Outra personagem secundária que se tornou essencial durante o período foi Sylvia Beach, a jovem americana dona da livraria mais pop de Montparnasse, ponto de encontro de jovens e veteranos escritores que estavam em Paris. A Shakespeare and Company, centenária livraria que existe até hoje, foi o epicentro da movimentação literária que moveu Paris naqueles anos. Além de servir de quartel-general para as figuras mais carismáticas e talentosas, a livraria eventualmente funcionava como albergue para artistas sem eira nem beira. Era também um dos poucos lugares onde se poderia ler literatura inglesa e americana em Paris.
Mas o maior feito da Shakespeare and Company foi ter editado, pela primeira vez, Ulysses, a obra-prima de James Joyce. Sem recursos para rodar o livro que lhe consumiu sete anos de trabalho, Joyce encontrou na jovem Sylvia a editora ideal, ainda que sem experiência.
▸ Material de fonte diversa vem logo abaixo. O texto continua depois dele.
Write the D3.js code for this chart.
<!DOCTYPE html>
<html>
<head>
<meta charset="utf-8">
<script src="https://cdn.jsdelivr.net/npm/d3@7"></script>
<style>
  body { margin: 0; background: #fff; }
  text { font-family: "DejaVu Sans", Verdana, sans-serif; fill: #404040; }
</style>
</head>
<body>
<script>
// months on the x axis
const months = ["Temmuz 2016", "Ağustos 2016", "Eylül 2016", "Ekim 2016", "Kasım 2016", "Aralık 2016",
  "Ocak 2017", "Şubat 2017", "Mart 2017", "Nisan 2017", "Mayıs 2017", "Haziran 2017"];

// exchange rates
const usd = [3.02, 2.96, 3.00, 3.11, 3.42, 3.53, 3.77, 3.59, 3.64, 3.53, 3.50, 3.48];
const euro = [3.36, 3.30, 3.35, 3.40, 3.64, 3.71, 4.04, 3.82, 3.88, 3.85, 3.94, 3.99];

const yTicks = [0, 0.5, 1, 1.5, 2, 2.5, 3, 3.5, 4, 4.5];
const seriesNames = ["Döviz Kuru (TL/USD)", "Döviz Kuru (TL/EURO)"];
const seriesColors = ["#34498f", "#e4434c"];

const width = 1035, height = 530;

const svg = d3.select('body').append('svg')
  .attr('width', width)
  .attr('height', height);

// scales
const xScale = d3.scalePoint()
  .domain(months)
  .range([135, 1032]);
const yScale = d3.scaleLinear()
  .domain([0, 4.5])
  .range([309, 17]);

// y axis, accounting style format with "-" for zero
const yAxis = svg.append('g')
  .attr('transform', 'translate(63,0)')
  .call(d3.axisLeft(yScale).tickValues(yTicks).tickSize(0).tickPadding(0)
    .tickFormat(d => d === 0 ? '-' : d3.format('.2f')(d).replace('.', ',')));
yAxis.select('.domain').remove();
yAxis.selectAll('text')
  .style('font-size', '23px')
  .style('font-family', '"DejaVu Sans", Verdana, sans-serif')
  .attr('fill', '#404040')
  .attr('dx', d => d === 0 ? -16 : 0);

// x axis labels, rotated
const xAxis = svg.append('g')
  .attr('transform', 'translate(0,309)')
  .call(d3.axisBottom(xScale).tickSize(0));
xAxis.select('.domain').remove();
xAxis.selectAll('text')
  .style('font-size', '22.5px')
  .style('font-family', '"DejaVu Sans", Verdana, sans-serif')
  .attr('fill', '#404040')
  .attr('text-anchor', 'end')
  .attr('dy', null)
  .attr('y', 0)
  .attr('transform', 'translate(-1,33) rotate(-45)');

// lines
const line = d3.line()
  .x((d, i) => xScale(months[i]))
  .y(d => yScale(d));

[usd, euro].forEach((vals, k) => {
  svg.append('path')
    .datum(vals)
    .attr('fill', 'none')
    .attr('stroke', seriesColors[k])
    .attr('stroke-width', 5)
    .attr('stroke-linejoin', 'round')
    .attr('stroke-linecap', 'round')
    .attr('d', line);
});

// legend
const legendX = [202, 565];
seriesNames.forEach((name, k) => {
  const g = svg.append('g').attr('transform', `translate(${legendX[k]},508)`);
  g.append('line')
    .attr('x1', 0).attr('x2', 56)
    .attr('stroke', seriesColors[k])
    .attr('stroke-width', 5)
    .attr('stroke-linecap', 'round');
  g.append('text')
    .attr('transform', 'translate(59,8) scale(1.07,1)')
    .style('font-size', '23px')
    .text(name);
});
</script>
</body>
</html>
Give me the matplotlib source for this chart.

Sylvia dedicou tempo e dinheiro para tornar realidade o grande projeto daquele que, para ela, era o maior escritor de todos os tempos. Por capricho de Joyce, as mil cópias iniciais de Ulysses começaram a ser distribuídas no dia em que ele comemorava o quadragésimo aniversário, em 2 de fevereiro de 1922.
O livro de Caracalla ainda traz mais um punhado de boas histórias, como a narrativa da vida miserável que Henry Miller levava em Paris antes de conhecer Anaïs Nin, e se encerra no limiar da Segunda Guerra Mundial. Depois dos anos 1940, Paris ainda seria cenário de muitas outras experiências intelectuais, tal como a fundação da mitológica Paris Review, nos anos 1950, e o Maio de 1968. Mas aí é outra história.